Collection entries
>>>>
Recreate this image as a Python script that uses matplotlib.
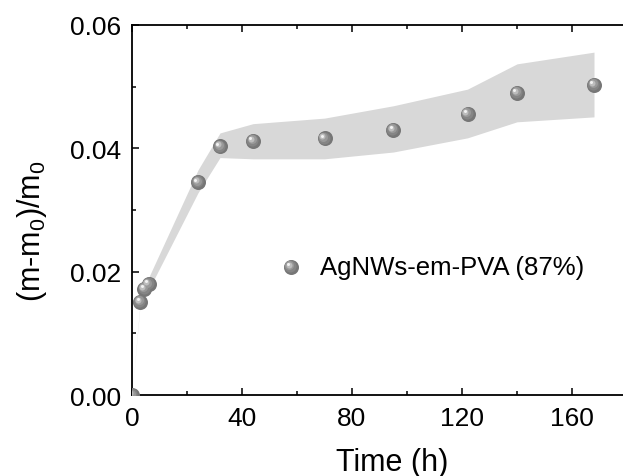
import matplotlib
matplotlib.use("Agg")
import matplotlib.pyplot as plt
from matplotlib.transforms import offset_copy
from matplotlib.ticker import MultipleLocator

# values
time_h = [0, 3, 4.5, 6, 24, 32, 44, 70, 95, 122, 140, 168]
ratio = [0.0, 0.0151, 0.0172, 0.0180, 0.0345, 0.0403, 0.0412, 0.0416, 0.0430, 0.0456, 0.0490, 0.0503]
band_upper = [0.0, 0.0153, 0.0178, 0.0190, 0.0365, 0.0425, 0.0440, 0.0449, 0.0469, 0.0496, 0.0537, 0.0556]
band_lower = [0.0, 0.0149, 0.0165, 0.0170, 0.0328, 0.0385, 0.0383, 0.0383, 0.0394, 0.0417, 0.0443, 0.0451]
label = "AgNWs-em-PVA (87%)"

plt.rcParams["font.family"] = ["Liberation Sans", "DejaVu Sans"]
plt.rcParams["mathtext.fontset"] = "custom"
plt.rcParams["mathtext.rm"] = "Liberation Sans"
plt.rcParams["mathtext.it"] = "Liberation Sans"

DPI = 100
fig = plt.figure(figsize=(6.23, 4.77), dpi=DPI)
# the original figure is cropped: the right side of the frame lies past the edge
ax = fig.add_axes([132 / 623, 1 - 396 / 477, 495 / 623, (396 - 26) / 477])

ax.fill_between(time_h, band_lower, band_upper, color="#d8d8d8", lw=0, zorder=1)

# shaded sphere: stacked circles shifted towards the upper left
layers = [  # diameter px, colour, shift px
    (15, "#767676", 0.0),
    (12, "#858585", 0.8),
    (9, "#999999", 1.5),
    (6, "#bdbdbd", 2.2),
    (3, "#f2f2f2", 2.7),
]


def sphere(x, y, transform, clip=True):
    for i, (d, c, s) in enumerate(layers):
        tr = offset_copy(transform, fig=fig, x=-s, y=s, units="dots")
        ax.scatter(x, y, s=(d * 72 / DPI) ** 2, color=c, lw=0,
                   transform=tr, clip_on=clip, zorder=3 + i)


sphere(time_h, ratio, ax.transData)

# legend, drawn by hand
sphere([0.321], [0.346], ax.transAxes, clip=False)
ax.text(0.380, 0.346, label, transform=ax.transAxes, fontsize=18.5,
        va="center", ha="left")

ax.set_xlim(0, 180)
ax.set_ylim(0, 0.06)
ax.xaxis.set_major_locator(MultipleLocator(40))
ax.xaxis.set_minor_locator(MultipleLocator(20))
ax.yaxis.set_major_locator(MultipleLocator(0.02))
ax.yaxis.set_minor_locator(MultipleLocator(0.01))
ax.yaxis.set_major_formatter(matplotlib.ticker.FormatStrFormatter("%.2f"))

ax.tick_params(which="both", direction="in", top=True, right=False,
               labelsize=19, width=1.1, pad=8)
ax.tick_params(which="major", length=5)
ax.tick_params(which="minor", length=3)
for sp in ax.spines.values():
    sp.set_linewidth(1.3)

ax.set_xlabel("Time (h)", fontsize=22)
ax.xaxis.set_label_coords(0.525, -0.14)
ax.xaxis.label.set_va("top")
ax.set_ylabel(r"(m-m$_0$)/m$_0$", fontsize=22)
ax.yaxis.set_label_coords(-0.167, 0.446)

fig.savefig("out.png", dpi=DPI)
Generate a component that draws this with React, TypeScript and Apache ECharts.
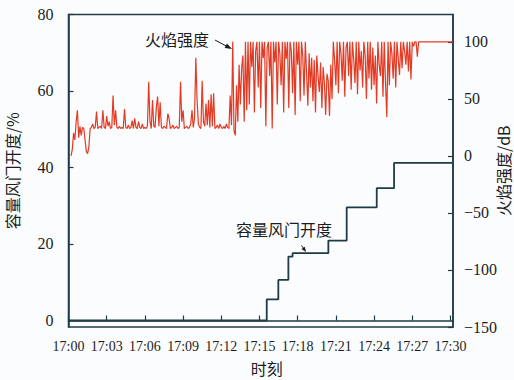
import React, { useEffect, useRef } from "react";
import * as echarts from "echarts";

// x axis: minutes after 17:00
const xTickLabels = ["17:00", "17:03", "17:06", "17:09", "17:12", "17:15", "17:18", "17:21", "17:24", "17:27", "17:30"];
const xTickStep = 3;
const xMax = 30.2;

// Flame intensity (dB, right axis), sampled every 0.1 min from 17:00.2
const flameStart = 0.2;
const flameStep = 0.1;
const flameValues = [
  0, 6, 20, 14, 30, 40, 16, 26, 18, 25,
  24, 14, 4, 2, 8, 24, 25, 28, 24, 25,
  39, 24, 25, 26, 24, 40, 25, 24, 35, 26,
  30, 24, 25, 53, 27, 40, 25, 24, 26, 24,
  25, 24, 41, 25, 24, 27, 24, 25, 31, 24,
  33, 25, 24, 30, 25, 24, 28, 24, 25, 24,
  26, 65, 30, 24, 49, 26, 25, 43, 52, 26,
  47, 25, 24, 26, 25, 24, 37, 33, 24, 25,
  27, 24, 25, 26, 24, 25, 65, 30, 40, 24,
  25, 26, 24, 25, 28, 40, 25, 33, 86, 49,
  28, 25, 24, 66, 30, 26, 46, 27, 49, 25,
  54, 26, 55, 24, 25, 27, 24, 28, 25, 24,
  26, 24, 28, 25, 24, 53, 27, 100, 22, 18,
  62, 30, 80, 45, 77, 88, 30, 100, 40, 100,
  45, 100, 78, 100, 38, 92, 100, 60, 100, 42,
  100, 86, 100, 26, 95, 100, 70, 100, 24, 100,
  82, 100, 45, 100, 90, 62, 100, 38, 100, 85,
  100, 42, 100, 92, 55, 100, 36, 100, 80, 100,
  48, 100, 88, 53, 100, 72, 44, 90, 60, 86,
  48, 84, 38, 88, 70, 56, 82, 42, 78, 64,
  36, 72, 66, 35, 80, 50, 100, 84, 62, 100,
  55, 100, 90, 66, 100, 52, 95, 100, 70, 100,
  58, 100, 85, 64, 100, 54, 100, 75, 92, 60,
  100, 88, 50, 100, 68, 100, 58, 95, 62, 88,
  46, 100, 80, 70, 100, 52, 100, 64, 34, 100,
  62, 100, 90, 68, 100, 60, 100, 85, 71, 100,
  77, 100, 92, 80, 100, 74, 100, 67, 100, 96,
  100, 100, 87, 100,
];
const flameTail = [[30.2, 100]];

// Damper opening (%, left axis): [minute of change, new level]
const damperSteps = [
  [0, 0],
  [15.57, 5.5],
  [16.48, 10.6],
  [17.27, 16.7],
  [17.6, 17.6],
  [20.41, 20.9],
  [21.85, 29.6],
  [24.21, 34.6],
  [25.57, 41.2],
  [30.2, 41.2],
];

const AXIS = "#213a47";
const TEXT = "#1c1c1c";
const SERIF = "'Liberation Serif', 'Times New Roman', serif";
const CJK = "'Noto Sans CJK SC', sans-serif";

export default function App() {
  const ref = useRef<HTMLDivElement>(null);
  useEffect(() => {
    if (!ref.current) return;
    const chart = echarts.init(ref.current, null, { renderer: "svg" });
    const flameData: number[][] = flameValues.map((v, i) => [
      +(flameStart + i * flameStep).toFixed(2),
      v,
    ]);
    flameTail.forEach((p) => flameData.push(p));

    chart.setOption({
      animation: false,
      backgroundColor: "#fbfcfe",
      grid: {
        left: 68.5,
        right: 61,
        top: 14.5,
        bottom: 53,
        show: true,
        borderColor: AXIS,
        borderWidth: 1.5,
        backgroundColor: "transparent",
        containLabel: false,
        outerBoundsMode: "none",
      },
      xAxis: {
        type: "value",
        min: 0,
        max: xMax,
        interval: xTickStep,
        name: "时刻",
        nameLocation: "middle",
        nameGap: 33,
        nameMoveOverlap: false,
        nameTextStyle: { fontFamily: CJK, fontSize: 16, color: TEXT, padding: [0, 0, 0, 12] },
        axisLine: { lineStyle: { color: AXIS, width: 1.5 } },
        axisTick: { inside: true, length: 5, lineStyle: { color: AXIS, width: 1.2 } },
        splitLine: { show: false },
        axisLabel: {
          showMaxLabel: false,
          margin: 12,
          fontFamily: SERIF,
          fontSize: 14,
          color: TEXT,
          formatter: (v: number) => xTickLabels[Math.round(v / xTickStep)] ?? "",
        },
      },
      yAxis: [
        {
          type: "value",
          position: "left",
          min: -1.7,
          max: 80,
          splitNumber: 4,
          name: "容量风门开度/%",
          nameLocation: "middle",
          nameRotate: 90,
          nameGap: 49,
          nameMoveOverlap: false,
          nameTextStyle: { fontFamily: CJK, fontSize: 16, color: TEXT },
          axisLine: { show: true, lineStyle: { color: AXIS, width: 1.5 } },
          axisTick: { show: true, inside: true, length: 5, lineStyle: { color: AXIS, width: 1.2 } },
          splitLine: { show: false },
          axisLabel: { showMinLabel: false, margin: 15, fontFamily: SERIF, fontSize: 16, color: TEXT },
        },
        {
          type: "value",
          position: "right",
          min: -150,
          max: 124,
          interval: 50,
          name: "火焰强度/dB",
          nameLocation: "middle",
          nameRotate: 90,
          nameGap: 42,
          nameMoveOverlap: false,
          nameTextStyle: { fontFamily: CJK, fontSize: 16, color: TEXT },
          axisLine: { show: true, lineStyle: { color: AXIS, width: 1.5 } },
          axisTick: { show: true, inside: true, length: 5, lineStyle: { color: AXIS, width: 1.2 } },
          splitLine: { show: false },
          axisLabel: {
            showMaxLabel: false,
            margin: 11,
            fontFamily: SERIF,
            fontSize: 16,
            color: TEXT,
            formatter: (v: number) => String(v).replace("-", "\u2212"),
          },
        },
      ],
      series: [
        {
          name: "火焰强度",
          type: "line",
          yAxisIndex: 1,
          data: flameData,
          showSymbol: false,
          symbol: "none",
          lineStyle: { color: "#e33a24", width: 1.2 },
          z: 2,
        },
        {
          name: "容量风门开度",
          type: "line",
          yAxisIndex: 0,
          step: "end",
          data: damperSteps,
          showSymbol: false,
          symbol: "none",
          lineStyle: { color: "#1f3b47", width: 1.8 },
          z: 3,
        },
      ],
      graphic: [
        {
          type: "text",
          x: 177,
          y: 38.5,
          style: {
            text: "火焰强度",
            fill: TEXT,
            font: `16px ${CJK}`,
            textAlign: "center",
            textVerticalAlign: "middle",
            align: "center",
            verticalAlign: "middle",
          },
        },
        {
          type: "line",
          shape: { x1: 215, y1: 40, x2: 228, y2: 47 },
          style: { stroke: TEXT, lineWidth: 1 },
        },
        {
          type: "polygon",
          shape: { points: [[232, 49], [224.6, 47.9], [227, 43.5]] },
          style: { fill: TEXT },
        },
        {
          type: "text",
          x: 284,
          y: 228.5,
          style: {
            text: "容量风门开度",
            fill: TEXT,
            font: `16px ${CJK}`,
            textAlign: "center",
            textVerticalAlign: "middle",
            align: "center",
            verticalAlign: "middle",
          },
        },
        {
          type: "line",
          shape: { x1: 301.5, y1: 245.5, x2: 304, y2: 249 },
          style: { stroke: TEXT, lineWidth: 1 },
        },
        {
          type: "polygon",
          shape: { points: [[306, 252], [301.5, 249], [304.8, 246.8]] },
          style: { fill: TEXT },
        },
      ],
    });
    return () => chart.dispose();
  }, []);
  return (
    <div
      ref={ref}
      style={{ position: "absolute", left: 0, top: 0, width: 514, height: 380 }}
    />
  );
}
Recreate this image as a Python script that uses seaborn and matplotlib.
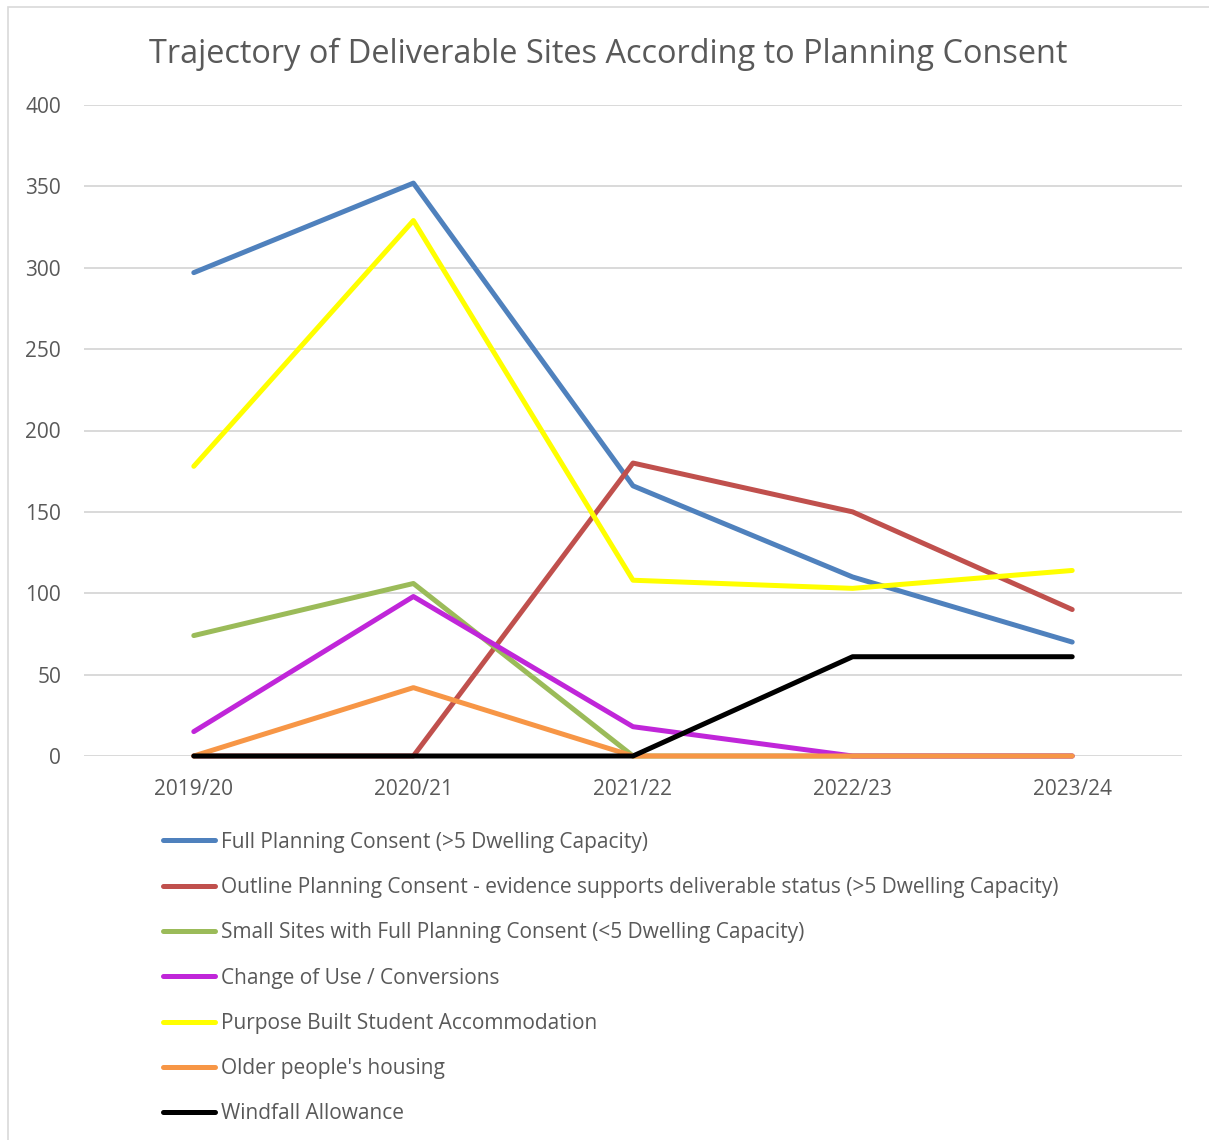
import matplotlib
matplotlib.use("Agg")
import matplotlib.pyplot as plt
import seaborn as sns
import pandas as pd
from matplotlib.patches import Rectangle
from matplotlib.lines import Line2D

years = ["2019/20", "2020/21", "2021/22", "2022/23", "2023/24"]
full_planning = [297, 352, 166, 110, 70]
outline_planning = [0, 0, 180, 150, 90]
small_sites = [74, 106, 0, 0, 0]
change_of_use = [15, 98, 18, 0, 0]
student_accommodation = [178, 329, 108, 103, 114]
older_housing = [0, 42, 0, 0, 0]
windfall = [0, 0, 0, 61, 61]

series_names = [
    "Full Planning Consent (>5 Dwelling Capacity)",
    "Outline Planning Consent - evidence supports deliverable status (>5 Dwelling Capacity)",
    "Small Sites with Full Planning Consent (<5 Dwelling Capacity)",
    "Change of Use / Conversions",
    "Purpose Built Student Accommodation",
    "Older people's housing",
    "Windfall Allowance",
]
series_values = [full_planning, outline_planning, small_sites, change_of_use,
                 student_accommodation, older_housing, windfall]
colors = ["#4F81BD", "#C0504D", "#9BBB59", "#C026D9", "#FFFF00", "#F79646", "#000000"]

rows = []
for name, vals in zip(series_names, series_values):
    for i, (y, v) in enumerate(zip(years, vals)):
        rows.append({"year": y, "pos": i, "value": v, "series": name})
df = pd.DataFrame(rows)

sns.set_theme(style="white")
plt.rcParams["font.family"] = ["Open Sans", "DejaVu Sans"]
text_color = "#595959"

fig = plt.figure(figsize=(12.09, 11.40), dpi=100)
ax = fig.add_axes([84 / 1209, 1 - 756 / 1140, 1098 / 1209, (756 - 105) / 1140])

sns.lineplot(data=df, x="pos", y="value", hue="series", hue_order=series_names,
             palette=colors, linewidth=3.6, sort=False, ax=ax, legend=False,
             solid_capstyle="round", solid_joinstyle="round")
for ln in ax.lines:
    ln.set_clip_on(False)

ax.set_xlim(-0.5, 4.5)
ax.set_ylim(0, 400)
ax.set_yticks(range(0, 401, 50))
ax.set_xticks(range(len(years)))
ax.set_xticklabels(years)
ax.set_xlabel("")
ax.set_ylabel("")
ax.grid(axis="y", color="#D9D9D9", linewidth=1.4)
ax.set_axisbelow(True)
for s in ax.spines.values():
    s.set_visible(False)
ax.tick_params(axis="both", length=0, labelsize=15, colors=text_color)
ax.tick_params(axis="y", pad=16.5)
ax.tick_params(axis="x", pad=16.5)

fig.text(608 / 1209, 1 - 54 / 1140, "Trajectory of Deliverable Sites According to Planning Consent",
         ha="center", va="center", fontsize=23.4, color=text_color)

handles = [Line2D([0], [0], color=c, linewidth=3.6, solid_capstyle="round") for c in colors]
leg = fig.legend(handles, series_names, loc="upper left",
                 bbox_to_anchor=(144 / 1209, 1 - 813 / 1140), frameon=False,
                 fontsize=15, handlelength=2.5, handletextpad=0.3, labelspacing=1.165,
                 labelcolor=text_color)

fig.patches.append(Rectangle((8 / 1209, -0.1), 1.2, 1 - 7 / 1140 + 0.1,
                             transform=fig.transFigure, fill=False,
                             edgecolor="#D9D9D9", linewidth=1.2))

fig.savefig("out.png", dpi=100, facecolor="white")
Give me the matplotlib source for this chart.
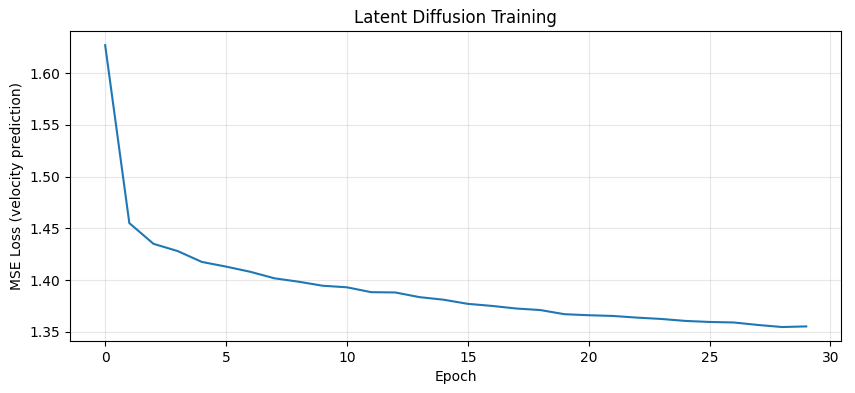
<<<<
### DIRECTIONS
Set down, without pictures, the lines between the line holding "Generate a component" and the line holding "const xMax = 30.2;", both inclusive.

### COMPLETE OUTPUT
Generate a component that draws this with React, TypeScript and Apache ECharts.
import React, { useEffect, useRef } from "react";
import * as echarts from "echarts";

// x axis: minutes after 17:00
const xTickLabels = ["17:00", "17:03", "17:06", "17:09", "17:12", "17:15", "17:18", "17:21", "17:24", "17:27", "17:30"];
const xTickStep = 3;
const xMax = 30.2;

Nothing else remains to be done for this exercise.